Désormais, les établissements recevant des internes en stage qui sont concernés par la suspension du stage d'un étudiant, une décision de suspension ou de retrait de l'agrément d'un terrain de stage ou une décision mettant fin aux fonctions de chef de service ou de responsable de structure interne, seront susceptibles de devoir payer des indemnités… après toutefois une longue procédure, s’étalant sur plusieurs mois. "Ce décret, qui est vendu par le Gouvernement comme un engagement tenu, va dans le bon sens. Mais ce qu’il y a dedans ne va pas assez loin. Aujourd’hui, c’est minimum 10 mois de procédure pour envisager la possibilité de sanctionner les hôpitaux", détaille Olivia Fraigneau, présidente de l’Intersyndicale nationale des internes (Isni).
En effet, selon le détail de ce décret, lorsque des problèmes concernant un carabin ou la gestion d’un service par son chef sont signalés, le directeur de l’établissement doit en informer le directeur de l’ARS sous 4 mois. Si le directeur de l’ARS constate "la persistance ou l'aggravation de ces manquements au sein du service ou de la structure interne concerné" passé ce délai, il peut alors mettre en demeure le directeur de l'établissement "de lui remettre un rapport précisant les engagements pris et mesures décidées pour remédier à cette situation", sous 4 mois également. Ce délai peut néanmoins être ramené à deux mois "lorsque les circonstances l’exigent", précise le décret.
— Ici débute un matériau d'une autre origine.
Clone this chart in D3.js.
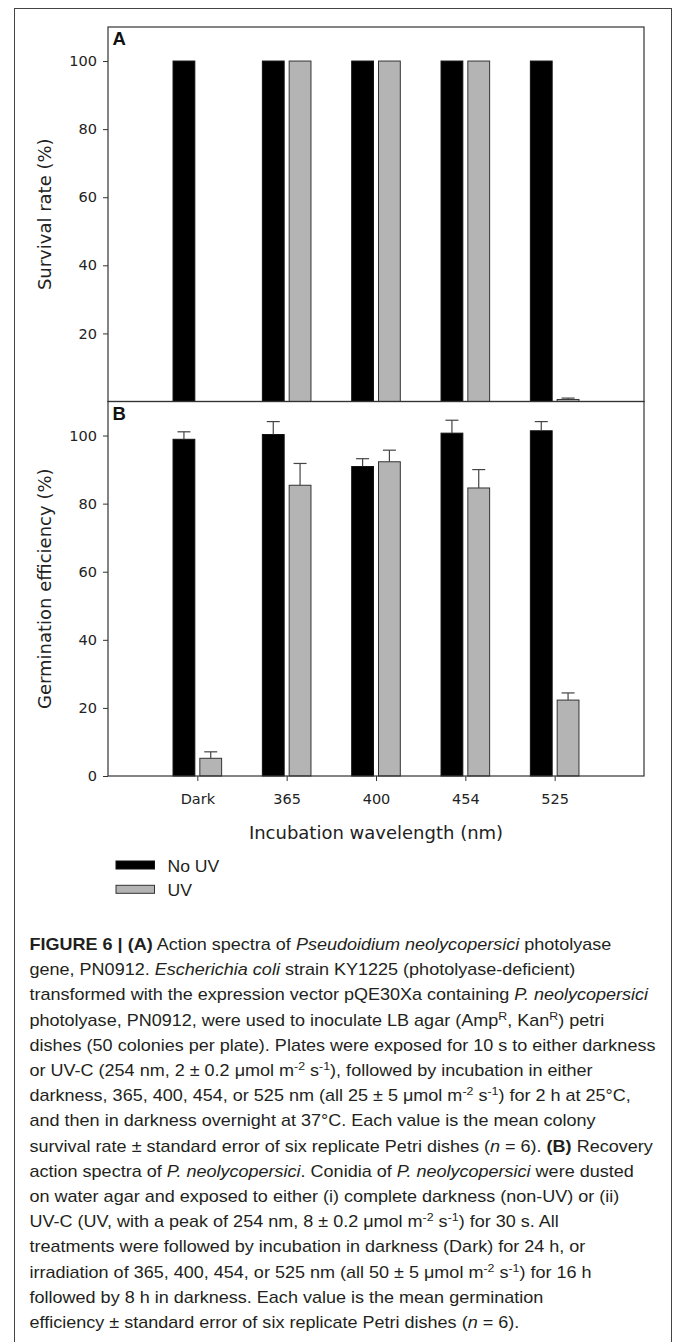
<!DOCTYPE html>
<html>
<head>
<meta charset="utf-8">
<script src="https://cdn.jsdelivr.net/npm/d3@7"></script>
<style>
  html, body { margin: 0; padding: 0; background: #fff; }
  svg { display: block; }
</style>
</head>
<body>
<svg id="chart" width="674" height="1342"></svg>
<script>
// ---------- data ----------
const categories = ["Dark", "365", "400", "454", "525"];
const seriesNames = ["No UV", "UV"];

// Panel A: survival rate (%)
const survivalNoUV    = [100, 100, 100, 100, 100];
const survivalNoUVErr = [0, 0, 0, 0, 0];
const survivalUV      = [0, 100, 100, 100, 0.6];
const survivalUVErr   = [0, 0, 0, 0, 0.4];

// Panel B: germination efficiency (%)
const germNoUV    = [98.9, 100.3, 90.9, 100.7, 101.4];
const germNoUVErr = [2.2, 3.8, 2.3, 3.8, 2.7];
const germUV      = [5.2, 85.4, 92.3, 84.6, 22.3];
const germUVErr   = [1.9, 6.4, 3.4, 5.4, 2.1];

const ticksA = [20, 40, 60, 80, 100];
const ticksB = [0, 20, 40, 60, 80, 100];

// ---------- layout ----------
const svg = d3.select("#chart");
const left = 108, right = 644;
const topA = 27, botA = 401.5, topB = 401.5, botB = 776;
const frameColor = "#333";
const grayFill = "#b4b4b4";
const tickFont = "DejaVu Sans, Verdana, sans-serif";

// outer figure border
svg.append("rect").attr("x", 14.5).attr("y", 8.5).attr("width", 657).attr("height", 1400)
  .attr("fill", "none").attr("stroke", "#444").attr("stroke-width", 1);

const x = d3.scaleLinear().domain([0, categories.length + 1]).range([left, right]);
const step = x(1) - x(0);
const barW = step * 0.244, gap = step * 0.056;

const yA = d3.scaleLinear().domain([0, 110]).range([botA, topA]);
const yB = d3.scaleLinear().domain([0, 110]).range([botB, topB]);

function drawBars(g, y, vals, errs, fill, stroke, offsetFn) {
  const data = vals.map((v, i) => ({v, e: errs[i], i}));
  const bars = data.filter(d => d.v > 0);
  g.selectAll(null).data(bars).enter().append("rect")
    .attr("x", d => offsetFn(x(d.i + 1)))
    .attr("y", d => y(d.v))
    .attr("width", barW)
    .attr("height", d => y(0) - y(d.v))
    .attr("fill", fill).attr("stroke", stroke).attr("stroke-width", 1);
  const eb = data.filter(d => d.e > 0);
  const cx = d => offsetFn(x(d.i + 1)) + barW / 2;
  g.selectAll(null).data(eb).enter().append("line")
    .attr("x1", cx).attr("x2", cx)
    .attr("y1", d => y(d.v)).attr("y2", d => y(d.v + d.e))
    .attr("stroke", "#444").attr("stroke-width", 1.2);
  g.selectAll(null).data(eb).enter().append("line")
    .attr("x1", d => cx(d) - 6.5).attr("x2", d => cx(d) + 6.5)
    .attr("y1", d => y(d.v + d.e)).attr("y2", d => y(d.v + d.e))
    .attr("stroke", "#444").attr("stroke-width", 1.2);
}

const offNo = c => c - gap / 2 - barW;
const offUV = c => c + gap / 2;

// ----- Panel A -----
const gA = svg.append("g");
drawBars(gA, yA, survivalNoUV, survivalNoUVErr, "#000", "#111", offNo);
drawBars(gA, yA, survivalUV, survivalUVErr, grayFill, "#333", offUV);

const axA = svg.append("g").attr("transform", `translate(${left},0)`)
  .call(d3.axisLeft(yA).tickValues(ticksA).tickSize(5).tickPadding(6).tickSizeOuter(0));
axA.select(".domain").remove();
axA.selectAll("line").attr("stroke", frameColor);
axA.selectAll("text").attr("font-family", tickFont).attr("font-size", 14.5).attr("fill", "#222");

svg.append("rect").attr("x", left).attr("y", topA).attr("width", right - left).attr("height", botA - topA)
  .attr("fill", "none").attr("stroke", frameColor).attr("stroke-width", 1.2);

svg.append("text").attr("x", 112.5).attr("y", 45).text("A")
  .attr("font-family", "Liberation Sans, Arial, sans-serif").attr("font-weight", "bold")
  .attr("font-size", 18.5).attr("fill", "#111");

svg.append("text")
  .attr("transform", `translate(51,${(topA + botA) / 2}) rotate(-90)`)
  .attr("text-anchor", "middle").text("Survival rate (%)")
  .attr("font-family", tickFont).attr("font-size", 18).attr("fill", "#222");

// ----- Panel B -----
const gB = svg.append("g");
drawBars(gB, yB, germNoUV, germNoUVErr, "#000", "#111", offNo);
drawBars(gB, yB, germUV, germUVErr, grayFill, "#333", offUV);

const axB = svg.append("g").attr("transform", `translate(${left},0)`)
  .call(d3.axisLeft(yB).tickValues(ticksB).tickSize(5).tickPadding(6).tickSizeOuter(0));
axB.select(".domain").remove();
axB.selectAll("line").attr("stroke", frameColor);
axB.selectAll("text").attr("font-family", tickFont).attr("font-size", 14.5).attr("fill", "#222");

const axX = svg.append("g").attr("transform", `translate(0,${botB})`)
  .call(d3.axisBottom(x).tickValues(d3.range(1, categories.length + 1))
    .tickFormat(d => categories[d - 1]).tickSize(5).tickPadding(13).tickSizeOuter(0));
axX.select(".domain").remove();
axX.selectAll("line").attr("stroke", frameColor);
axX.selectAll("text").attr("font-family", tickFont).attr("font-size", 14.5).attr("fill", "#222");

svg.append("rect").attr("x", left).attr("y", topB).attr("width", right - left).attr("height", botB - topB)
  .attr("fill", "none").attr("stroke", frameColor).attr("stroke-width", 1.2);

svg.append("text").attr("x", 112.5).attr("y", 420).text("B")
  .attr("font-family", "Liberation Sans, Arial, sans-serif").attr("font-weight", "bold")
  .attr("font-size", 18.5).attr("fill", "#111");

svg.append("text")
  .attr("transform", `translate(51,${(topB + botB) / 2}) rotate(-90)`)
  .attr("text-anchor", "middle").text("Germination efficiency (%)")
  .attr("font-family", tickFont).attr("font-size", 18).attr("fill", "#222");

svg.append("text").attr("x", (left + right) / 2).attr("y", 839)
  .attr("text-anchor", "middle").text("Incubation wavelength (nm)")
  .attr("font-family", tickFont).attr("font-size", 18).attr("fill", "#222");

// ----- legend -----
const legendFills = ["#000", grayFill];
const legendStrokes = ["#111", "#333"];
const textScaleX = 1.1;   // original caption face is wider than Arial metrics
seriesNames.forEach((name, i) => {
  const yy = 861 + i * 24.3;
  svg.append("rect").attr("x", 116).attr("y", yy).attr("width", 38.5).attr("height", 8)
    .attr("fill", legendFills[i]).attr("stroke", legendStrokes[i]).attr("stroke-width", 1);
  svg.append("text").text(name)
    .attr("transform", `translate(167.5,${yy + 10.8}) scale(${textScaleX},1)`)
    .attr("font-family", "Liberation Sans, Arial, sans-serif").attr("font-size", 16)
    .attr("fill", "#231f20");
});

// ----- caption -----
const captionLines = [
  [["FIGURE 6 | (A)", "b"], [" Action spectra of "], ["Pseudoidium neolycopersici", "i"], [" photolyase"]],
  [["gene, PN0912. "], ["Escherichia coli", "i"], [" strain KY1225 (photolyase-deficient)"]],
  [["transformed with the expression vector pQE30Xa containing "], ["P. neolycopersici", "i"]],
  [["photolyase, PN0912, were used to inoculate LB agar (Amp"], ["R", "sup"], [", Kan"], ["R", "sup"], [") petri"]],
  [["dishes (50 colonies per plate). Plates were exposed for 10 s to either darkness"]],
  [["or UV-C (254 nm, 2 \u00b1 0.2 \u03bcmol m"], ["-2", "sup"], [" s"], ["-1", "sup"], ["), followed by incubation in either"]],
  [["darkness, 365, 400, 454, or 525 nm (all 25 \u00b1 5 \u03bcmol m"], ["-2", "sup"], [" s"], ["-1", "sup"], [") for 2 h at 25\u00b0C,"]],
  [["and then in darkness overnight at 37\u00b0C. Each value is the mean colony"]],
  [["survival rate \u00b1 standard error of six replicate Petri dishes ("], ["n", "i"], [" = 6). "], ["(B)", "b"], [" Recovery"]],
  [["action spectra of "], ["P. neolycopersici", "i"], [". Conidia of "], ["P. neolycopersici", "i"], [" were dusted"]],
  [["on water agar and exposed to either (i) complete darkness (non-UV) or (ii)"]],
  [["UV-C (UV, with a peak of 254 nm, 8 \u00b1 0.2 \u03bcmol m"], ["-2", "sup"], [" s"], ["-1", "sup"], [") for 30 s. All"]],
  [["treatments were followed by incubation in darkness (Dark) for 24 h, or"]],
  [["irradiation of 365, 400, 454, or 525 nm (all 50 \u00b1 5 \u03bcmol m"], ["-2", "sup"], [" s"], ["-1", "sup"], [") for 16 h"]],
  [["followed by 8 h in darkness. Each value is the mean germination"]],
  [["efficiency \u00b1 standard error of six replicate Petri dishes ("], ["n", "i"], [" = 6)."]]
];
const capX = 29.5, capY0 = 950, capDy = 25.2;
const capWidest = 656;   // right end of the longest caption line

const capTexts = captionLines.map((segs, li) => {
  const t = svg.append("text")
    .attr("font-family", "Liberation Sans, Arial, sans-serif")
    .attr("font-size", 16).attr("fill", "#231f20");
  let shifted = false;
  segs.forEach(([txt, st]) => {
    const ts = t.append("tspan").text(txt);
    if (st === "b") ts.attr("font-weight", "bold");
    if (st === "i") ts.attr("font-style", "italic");
    if (st === "sup") {
      ts.attr("font-size", 11).attr("dy", -6);
      shifted = true;
    } else if (shifted) {
      ts.attr("dy", 6);
      shifted = false;
    }
  });
  return t;
});
const maxW = d3.max(capTexts, t => t.node().getComputedTextLength());
const capScale = (capWidest - capX) / maxW;
capTexts.forEach((t, li) => {
  t.attr("transform", `translate(${capX},${capY0 + li * capDy}) scale(${capScale},1)`);
});
</script>
</body>
</html>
"Cette mise en demeure vaut ouverture d'une procédure à l'issue de laquelle il pourra [...] décider de prononcer une pénalité financière à l'égard de l'établissement et il l'informe de la possibilité pour celui-ci de se faire assister d'un conseil", est-il encore indiqué. Enfin, à compter de la réception du rapport, le directeur de l’ARS dispose de deux mois pour "apprécier la situation" et prononcer une pénalité financière, si rien ne s’est arrangé.
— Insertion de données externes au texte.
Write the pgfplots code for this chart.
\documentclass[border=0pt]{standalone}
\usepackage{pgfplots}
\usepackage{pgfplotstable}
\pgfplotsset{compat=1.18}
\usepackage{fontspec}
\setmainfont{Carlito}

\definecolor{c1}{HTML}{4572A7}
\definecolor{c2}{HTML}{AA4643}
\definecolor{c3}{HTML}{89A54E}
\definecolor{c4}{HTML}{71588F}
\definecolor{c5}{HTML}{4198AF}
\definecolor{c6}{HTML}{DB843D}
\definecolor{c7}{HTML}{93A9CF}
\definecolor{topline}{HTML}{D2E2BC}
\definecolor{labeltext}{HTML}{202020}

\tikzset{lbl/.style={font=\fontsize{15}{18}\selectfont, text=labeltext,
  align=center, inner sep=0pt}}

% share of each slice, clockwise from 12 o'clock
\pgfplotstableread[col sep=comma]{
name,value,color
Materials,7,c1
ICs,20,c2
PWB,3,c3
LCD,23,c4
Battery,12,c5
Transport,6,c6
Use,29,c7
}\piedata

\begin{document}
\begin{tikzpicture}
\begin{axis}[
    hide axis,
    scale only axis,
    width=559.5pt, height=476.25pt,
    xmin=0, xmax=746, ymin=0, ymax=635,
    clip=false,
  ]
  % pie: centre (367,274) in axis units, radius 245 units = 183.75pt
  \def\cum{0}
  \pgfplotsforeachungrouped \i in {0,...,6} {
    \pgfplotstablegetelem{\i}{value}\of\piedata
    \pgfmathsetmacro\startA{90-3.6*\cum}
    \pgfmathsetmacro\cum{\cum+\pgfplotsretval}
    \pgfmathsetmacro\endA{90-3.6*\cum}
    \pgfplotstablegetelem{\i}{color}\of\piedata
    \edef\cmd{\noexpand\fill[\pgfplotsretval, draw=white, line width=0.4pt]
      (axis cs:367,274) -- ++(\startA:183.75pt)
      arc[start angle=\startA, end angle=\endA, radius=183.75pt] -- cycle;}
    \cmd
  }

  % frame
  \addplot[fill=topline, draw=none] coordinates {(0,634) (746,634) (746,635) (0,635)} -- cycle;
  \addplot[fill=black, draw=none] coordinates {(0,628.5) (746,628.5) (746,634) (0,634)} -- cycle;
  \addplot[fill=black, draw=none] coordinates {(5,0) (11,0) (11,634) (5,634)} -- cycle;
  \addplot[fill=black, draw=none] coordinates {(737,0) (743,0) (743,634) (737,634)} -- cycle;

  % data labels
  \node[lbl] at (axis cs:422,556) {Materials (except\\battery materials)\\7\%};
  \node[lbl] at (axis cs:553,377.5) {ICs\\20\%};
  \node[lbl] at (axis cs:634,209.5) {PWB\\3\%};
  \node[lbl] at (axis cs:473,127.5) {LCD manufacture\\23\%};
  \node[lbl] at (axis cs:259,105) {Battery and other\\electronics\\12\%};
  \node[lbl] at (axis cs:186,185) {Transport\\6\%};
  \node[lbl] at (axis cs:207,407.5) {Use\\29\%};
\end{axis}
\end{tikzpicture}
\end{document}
"Pour nous, le fait que les sanctions soient a posteriori et finalement jamais réellement applicables, c’est fait pour ne pas faire peur aux représentants hospitaliers. Ça n'envoie pas le bon signal", déplore auprès d’Egora Théophile Denise, premier vice-président de l’Intersyndicale autonome représentative des internes de médecine générale (Isnar-IMG). "Le délai est passé de 15 mois à 10 mois, c’est une avancée mais ce n’est toujours pas suffisant. Ce décret aurait dû permettre d’aborder la question du temps de travail de manière générale, renchérit Olivia Fraigneau. Là, ça n'empêche pas les hôpitaux de ne pas respecter le temps de travail. Cela dit juste qu’ils paieront s’ils sont en dehors du cadre légal. Nous, on ne veut pas que les hôpitaux fassent des coupes budgétaires pour que les internes travaillent plus. Les hôpitaux doivent mettre en place le décompte pour que les internes arrêtent de se suicider."
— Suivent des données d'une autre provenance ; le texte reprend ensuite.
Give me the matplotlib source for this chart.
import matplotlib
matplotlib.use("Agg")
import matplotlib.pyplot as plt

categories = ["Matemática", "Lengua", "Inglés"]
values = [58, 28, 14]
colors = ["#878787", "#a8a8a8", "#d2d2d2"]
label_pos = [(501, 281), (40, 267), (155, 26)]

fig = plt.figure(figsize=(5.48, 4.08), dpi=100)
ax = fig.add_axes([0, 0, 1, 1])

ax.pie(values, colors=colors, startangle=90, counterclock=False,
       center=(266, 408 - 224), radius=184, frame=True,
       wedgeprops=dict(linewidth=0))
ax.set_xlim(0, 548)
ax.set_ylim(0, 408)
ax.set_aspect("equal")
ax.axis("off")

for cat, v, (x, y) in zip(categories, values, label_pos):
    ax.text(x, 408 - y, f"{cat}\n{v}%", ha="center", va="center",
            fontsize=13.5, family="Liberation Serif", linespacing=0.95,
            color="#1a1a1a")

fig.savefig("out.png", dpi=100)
Ce sont les directeurs des ARS qui définiront le montant des pénalités, qui feront l’objet d’arrêtés individuels. "Le montant de la pénalité financière qui peut être prononcée en application du présent article tient compte de la gravité des manquements constatés, de leur durée et de leur répétition éventuelle ainsi que du nombre d'étudiants concernés. Il ne peut excéder le montant total des crédits délégués pour le financement des postes d'étudiants de troisième cycle accueillis sur le lieu de stage concerné", détaille le ministère de la Santé.